__Written task__.
Extract each line of the material that follows exactly and omit its pictures.

__Data shown__.
----------

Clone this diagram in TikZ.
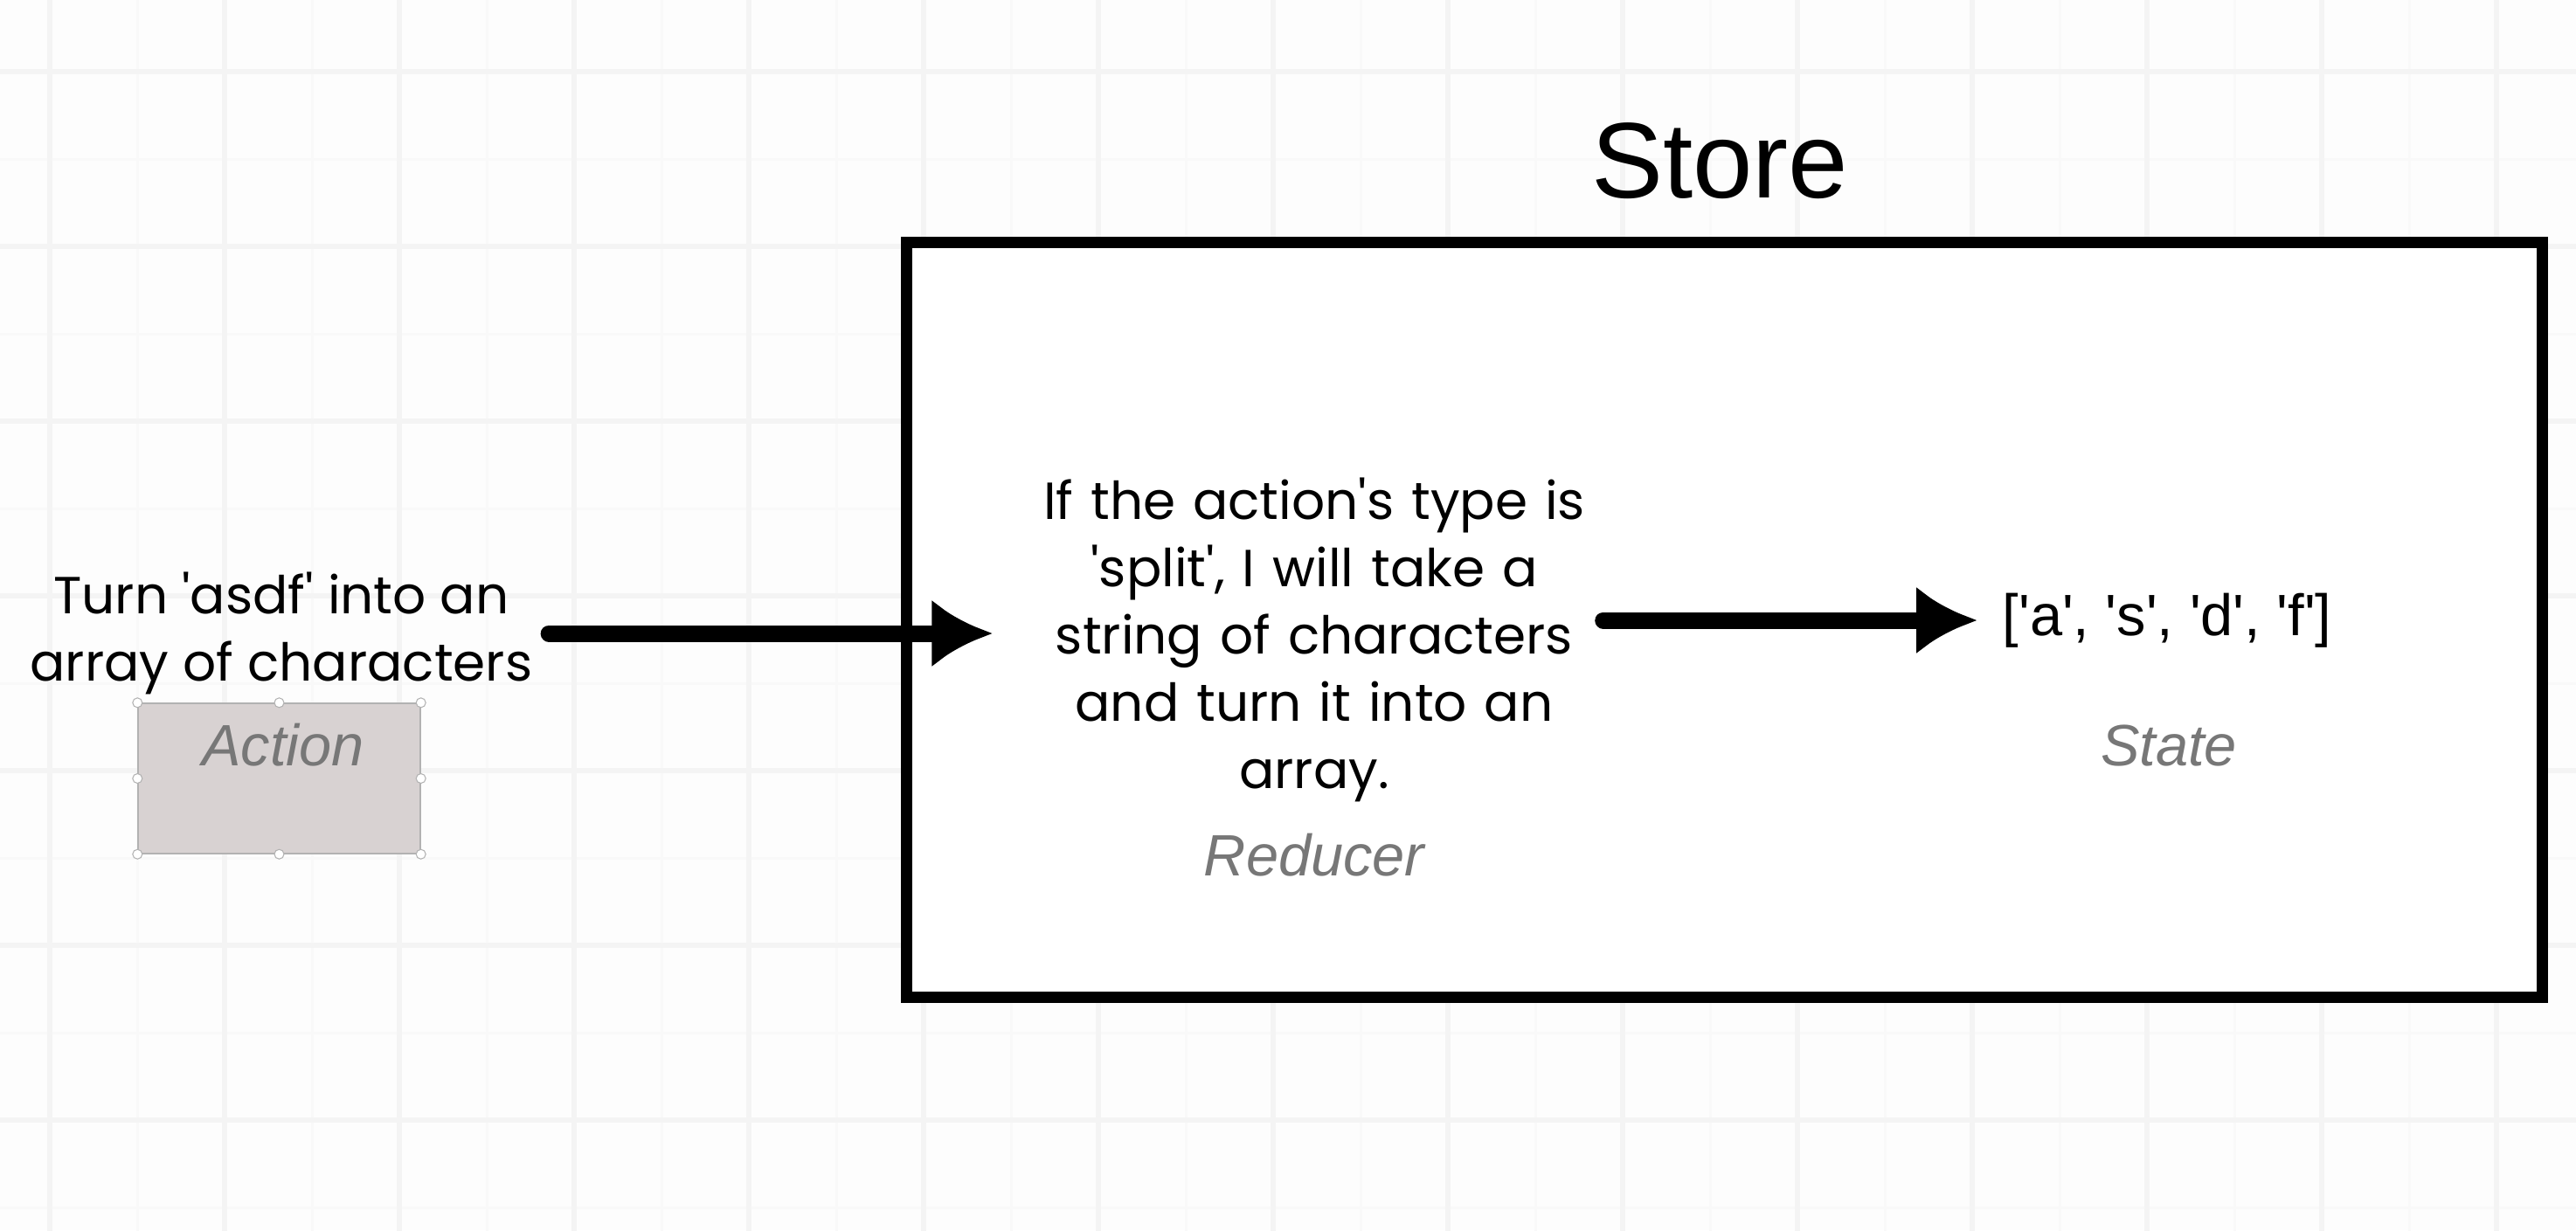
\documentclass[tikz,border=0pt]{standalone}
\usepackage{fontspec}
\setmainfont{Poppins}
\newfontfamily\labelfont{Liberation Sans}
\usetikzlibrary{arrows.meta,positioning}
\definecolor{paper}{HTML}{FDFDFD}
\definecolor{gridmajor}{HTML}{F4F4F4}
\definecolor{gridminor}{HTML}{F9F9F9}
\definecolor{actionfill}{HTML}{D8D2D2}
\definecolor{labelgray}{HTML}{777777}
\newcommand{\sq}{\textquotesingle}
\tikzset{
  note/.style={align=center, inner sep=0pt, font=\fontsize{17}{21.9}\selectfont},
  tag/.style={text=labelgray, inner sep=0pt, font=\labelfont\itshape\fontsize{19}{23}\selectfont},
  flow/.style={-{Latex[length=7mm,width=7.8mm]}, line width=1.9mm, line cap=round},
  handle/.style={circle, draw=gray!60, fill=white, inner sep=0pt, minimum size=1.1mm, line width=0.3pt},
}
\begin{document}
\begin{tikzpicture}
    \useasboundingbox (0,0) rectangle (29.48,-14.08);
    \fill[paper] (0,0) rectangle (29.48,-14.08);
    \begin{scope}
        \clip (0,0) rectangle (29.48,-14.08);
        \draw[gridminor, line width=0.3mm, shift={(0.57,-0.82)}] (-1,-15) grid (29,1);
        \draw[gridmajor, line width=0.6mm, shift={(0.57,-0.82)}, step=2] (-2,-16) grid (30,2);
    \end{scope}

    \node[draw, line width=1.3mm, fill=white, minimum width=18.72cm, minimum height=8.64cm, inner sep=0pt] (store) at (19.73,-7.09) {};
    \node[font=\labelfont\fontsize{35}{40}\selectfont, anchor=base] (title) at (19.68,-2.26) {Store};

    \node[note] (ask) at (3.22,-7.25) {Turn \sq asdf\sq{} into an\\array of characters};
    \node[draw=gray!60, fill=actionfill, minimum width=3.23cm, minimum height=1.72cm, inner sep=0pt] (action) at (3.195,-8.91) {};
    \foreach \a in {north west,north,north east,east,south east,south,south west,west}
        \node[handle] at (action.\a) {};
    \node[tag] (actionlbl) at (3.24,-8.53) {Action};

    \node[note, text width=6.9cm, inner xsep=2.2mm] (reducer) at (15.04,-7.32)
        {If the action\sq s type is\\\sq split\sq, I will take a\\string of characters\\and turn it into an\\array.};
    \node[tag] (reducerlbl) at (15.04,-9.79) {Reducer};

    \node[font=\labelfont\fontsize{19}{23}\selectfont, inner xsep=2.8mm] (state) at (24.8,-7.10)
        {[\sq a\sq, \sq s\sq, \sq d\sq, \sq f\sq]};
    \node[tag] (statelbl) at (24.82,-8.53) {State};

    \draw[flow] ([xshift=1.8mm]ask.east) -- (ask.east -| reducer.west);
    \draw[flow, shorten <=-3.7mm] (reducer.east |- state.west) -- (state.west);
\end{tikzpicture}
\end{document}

----------

__Correct output__.
Clone this diagram in TikZ.
\documentclass[tikz,border=0pt]{standalone}
\usepackage{fontspec}
\setmainfont{Poppins}
\newfontfamily\labelfont{Liberation Sans}
\usetikzlibrary{arrows.meta,positioning}
\definecolor{paper}{HTML}{FDFDFD}
\definecolor{gridmajor}{HTML}{F4F4F4}
\definecolor{gridminor}{HTML}{F9F9F9}
\definecolor{actionfill}{HTML}{D8D2D2}
\definecolor{labelgray}{HTML}{777777}
\newcommand{\sq}{\textquotesingle}
\tikzset{
  note/.style={align=center, inner sep=0pt, font=\fontsize{17}{21.9}\selectfont},
  tag/.style={text=labelgray, inner sep=0pt, font=\labelfont\itshape\fontsize{19}{23}\selectfont},
  flow/.style={-{Latex[length=7mm,width=7.8mm]}, line width=1.9mm, line cap=round},
  handle/.style={circle, draw=gray!60, fill=white, inner sep=0pt, minimum size=1.1mm, line width=0.3pt},
}
\begin{document}
\begin{tikzpicture}
    \useasboundingbox (0,0) rectangle (29.48,-14.08);
    \fill[paper] (0,0) rectangle (29.48,-14.08);
    \begin{scope}
        \clip (0,0) rectangle (29.48,-14.08);
        \draw[gridminor, line width=0.3mm, shift={(0.57,-0.82)}] (-1,-15) grid (29,1);
        \draw[gridmajor, line width=0.6mm, shift={(0.57,-0.82)}, step=2] (-2,-16) grid (30,2);
    \end{scope}

    \node[draw, line width=1.3mm, fill=white, minimum width=18.72cm, minimum height=8.64cm, inner sep=0pt] (store) at (19.73,-7.09) {};
    \node[font=\labelfont\fontsize{35}{40}\selectfont, anchor=base] (title) at (19.68,-2.26) {Store};

    \node[note] (ask) at (3.22,-7.25) {Turn \sq asdf\sq{} into an\\array of characters};
    \node[draw=gray!60, fill=actionfill, minimum width=3.23cm, minimum height=1.72cm, inner sep=0pt] (action) at (3.195,-8.91) {};
    \foreach \a in {north west,north,north east,east,south east,south,south west,west}
        \node[handle] at (action.\a) {};
    \node[tag] (actionlbl) at (3.24,-8.53) {Action};

    \node[note, text width=6.9cm, inner xsep=2.2mm] (reducer) at (15.04,-7.32)
        {If the action\sq s type is\\\sq split\sq, I will take a\\string of characters\\and turn it into an\\array.};
    \node[tag] (reducerlbl) at (15.04,-9.79) {Reducer};

    \node[font=\labelfont\fontsize{19}{23}\selectfont, inner xsep=2.8mm] (state) at (24.8,-7.10)
        {[\sq a\sq, \sq s\sq, \sq d\sq, \sq f\sq]};
    \node[tag] (statelbl) at (24.82,-8.53) {State};

    \draw[flow] ([xshift=1.8mm]ask.east) -- (ask.east -| reducer.west);
    \draw[flow, shorten <=-3.7mm] (reducer.east |- state.west) -- (state.west);
\end{tikzpicture}
\end{document}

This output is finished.